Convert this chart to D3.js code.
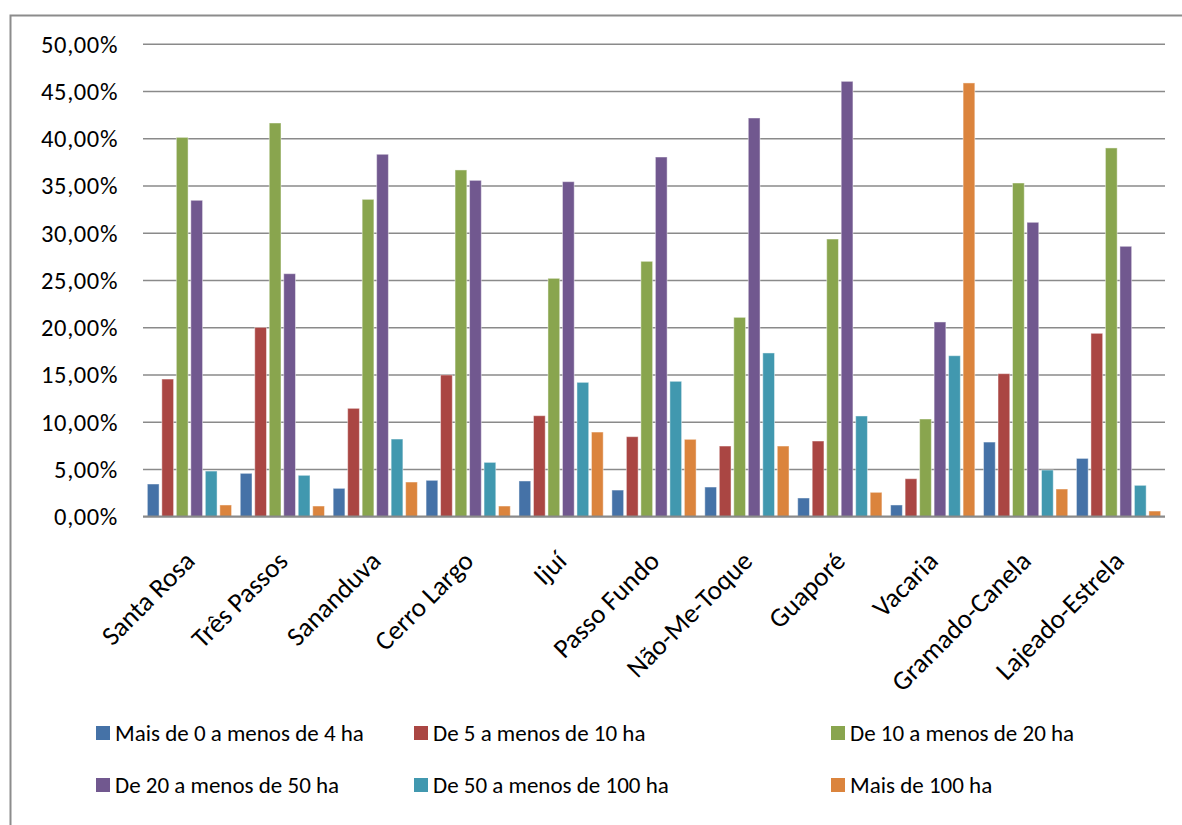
<!DOCTYPE html>
<html>
<head>
<meta charset="utf-8">
<script src="https://cdn.jsdelivr.net/npm/d3@7"></script>
<style>
  html, body { margin: 0; padding: 0; background: #fff; }
  svg { display: block; font-family: Carlito, Calibri, "Open Sans", sans-serif; }
</style>
</head>
<body>
<svg id="chart" width="1182" height="825"></svg>
<script>
// Microrregiões
const categories = ["Santa Rosa", "Três Passos", "Sananduva", "Cerro Largo", "Ijuí",
  "Passo Fundo", "Não-Me-Toque", "Guaporé", "Vacaria", "Gramado-Canela", "Lajeado-Estrela"];

// Estratos de área
const seriesNames = ["Mais de 0 a menos de 4 ha", "De 5 a menos de 10 ha", "De 10 a menos de 20 ha",
  "De 20 a menos de 50 ha", "De 50 a menos de 100 ha", "Mais de 100 ha"];

// Percentuais por estrato (uma lista por série, na ordem das microrregiões)
const mais0a4   = [3.46, 4.59, 3.00, 3.85, 3.78, 2.82, 3.14, 1.98, 1.24, 7.90, 6.17];
const de5a10    = [14.57, 20.04, 11.47, 15.00, 10.69, 8.47, 7.48, 8.01, 4.02, 15.14, 19.41];
const de10a20   = [40.15, 41.67, 33.59, 36.70, 25.23, 27.03, 21.10, 29.39, 10.34, 35.32, 39.03];
const de20a50   = [33.49, 25.72, 38.36, 35.60, 35.46, 38.07, 42.20, 46.08, 20.61, 31.16, 28.62];
const de50a100  = [4.83, 4.38, 8.22, 5.75, 14.22, 14.33, 17.33, 10.66, 17.04, 4.94, 3.32];
const mais100   = [1.24, 1.13, 3.67, 1.13, 8.96, 8.19, 7.48, 2.58, 45.91, 2.93, 0.60];

const yTicks = [0, 5, 10, 15, 20, 25, 30, 35, 40, 45, 50];

const seriesValues = [mais0a4, de5a10, de10a20, de20a50, de50a100, mais100];
const colors = ["#4572A7", "#AA4643", "#89A54E", "#71588F", "#4198AF", "#DB843D"];
const FONT = 'Carlito, Calibri, "Open Sans", sans-serif';

const svg = d3.select("#chart");

// moldura do gráfico
svg.append("rect")
  .attr("x", 10.5).attr("y", 15.5)
  .attr("width", 1200).attr("height", 900)
  .attr("fill", "none").attr("stroke", "#8c8c8c").attr("stroke-width", 2);

const plot = { left: 143, right: 1165, top: 44.3, bottom: 516.7 };

const y = d3.scaleLinear().domain([0, 50]).range([plot.bottom, plot.top]);
const x0 = d3.scaleBand().domain(categories).range([plot.left, plot.right]).padding(0);
const x1 = d3.scaleBand().domain(d3.range(seriesNames.length))
  .range([0, x0.bandwidth()]).paddingInner(0.19).paddingOuter(0.3);

const fmt = v => d3.format(".2f")(v).replace(".", ",") + "%";

// linhas de grade
svg.append("g")
  .selectAll("line")
  .data(yTicks.filter(t => t > 0))
  .join("line")
  .attr("x1", plot.left).attr("x2", plot.right)
  .attr("y1", d => y(d)).attr("y2", d => y(d))
  .attr("stroke", "#8a8a8a").attr("stroke-width", 1.6);

// eixo Y
const yAxis = svg.append("g")
  .attr("transform", `translate(${plot.left},0)`)
  .call(d3.axisLeft(y).tickValues(yTicks).tickFormat(fmt).tickSize(0).tickPadding(25));
yAxis.select(".domain").remove();
yAxis.selectAll("text")
  .attr("font-size", 24.5).attr("fill", "#000")
  .attr("letter-spacing", 0.6)
  .style("font-family", FONT);

// barras
const groups = svg.append("g")
  .selectAll("g")
  .data(categories)
  .join("g")
  .attr("transform", d => `translate(${x0(d)},0)`);

groups.selectAll("rect")
  .data((c, i) => seriesValues.map((vals, s) => ({ s, v: vals[i] })))
  .join("rect")
  .attr("x", d => x1(d.s))
  .attr("width", x1.bandwidth())
  .attr("y", d => y(d.v))
  .attr("height", d => y(0) - y(d.v))
  .attr("fill", d => colors[d.s])
  .attr("stroke", "rgba(255,255,255,0.45)")
  .attr("stroke-width", 1);

// eixo X
const xAxis = svg.append("g")
  .attr("transform", `translate(0,${plot.bottom})`)
  .call(d3.axisBottom(x0).tickSize(0).tickPadding(0));
xAxis.select(".domain")
  .attr("stroke", "#8a8a8a").attr("stroke-width", 2.2)
  .attr("d", `M${plot.left},0H${plot.right}`);
xAxis.selectAll("text")
  .attr("font-size", 27).attr("fill", "#000")
  .style("font-family", FONT)
  .attr("text-anchor", "end")
  .attr("dy", "0")
  .attr("transform", "translate(7,46) rotate(-45)");

// legenda
const legendPos = [
  { x: 96, y: 733 }, { x: 414, y: 733 }, { x: 831, y: 733 },
  { x: 96, y: 785 }, { x: 414, y: 785 }, { x: 831, y: 785 }
];
const legend = svg.append("g")
  .selectAll("g")
  .data(seriesNames)
  .join("g")
  .attr("transform", (d, i) => `translate(${legendPos[i].x},${legendPos[i].y})`);
legend.append("rect")
  .attr("x", 0).attr("y", -7).attr("width", 14).attr("height", 14)
  .attr("fill", (d, i) => colors[i]);
legend.append("text")
  .attr("x", 19).attr("y", 0).attr("dy", "0.36em")
  .attr("font-size", 23).attr("fill", "#000")
  .text(d => d);
</script>
</body>
</html>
::::::
» Aim of the task: Begin at the first line of the material and copy each line exactly through the one containing "40, 45, 50];". Omit pictures.

» Full output:
Convert this chart to D3.js code.
<!DOCTYPE html>
<html>
<head>
<meta charset="utf-8">
<script src="https://cdn.jsdelivr.net/npm/d3@7"></script>
<style>
  html, body { margin: 0; padding: 0; background: #fff; }
  svg { display: block; font-family: Carlito, Calibri, "Open Sans", sans-serif; }
</style>
</head>
<body>
<svg id="chart" width="1182" height="825"></svg>
<script>
// Microrregiões
const categories = ["Santa Rosa", "Três Passos", "Sananduva", "Cerro Largo", "Ijuí",
  "Passo Fundo", "Não-Me-Toque", "Guaporé", "Vacaria", "Gramado-Canela", "Lajeado-Estrela"];

// Estratos de área
const seriesNames = ["Mais de 0 a menos de 4 ha", "De 5 a menos de 10 ha", "De 10 a menos de 20 ha",
  "De 20 a menos de 50 ha", "De 50 a menos de 100 ha", "Mais de 100 ha"];

// Percentuais por estrato (uma lista por série, na ordem das microrregiões)
const mais0a4   = [3.46, 4.59, 3.00, 3.85, 3.78, 2.82, 3.14, 1.98, 1.24, 7.90, 6.17];
const de5a10    = [14.57, 20.04, 11.47, 15.00, 10.69, 8.47, 7.48, 8.01, 4.02, 15.14, 19.41];
const de10a20   = [40.15, 41.67, 33.59, 36.70, 25.23, 27.03, 21.10, 29.39, 10.34, 35.32, 39.03];
const de20a50   = [33.49, 25.72, 38.36, 35.60, 35.46, 38.07, 42.20, 46.08, 20.61, 31.16, 28.62];
const de50a100  = [4.83, 4.38, 8.22, 5.75, 14.22, 14.33, 17.33, 10.66, 17.04, 4.94, 3.32];
const mais100   = [1.24, 1.13, 3.67, 1.13, 8.96, 8.19, 7.48, 2.58, 45.91, 2.93, 0.60];

const yTicks = [0, 5, 10, 15, 20, 25, 30, 35, 40, 45, 50];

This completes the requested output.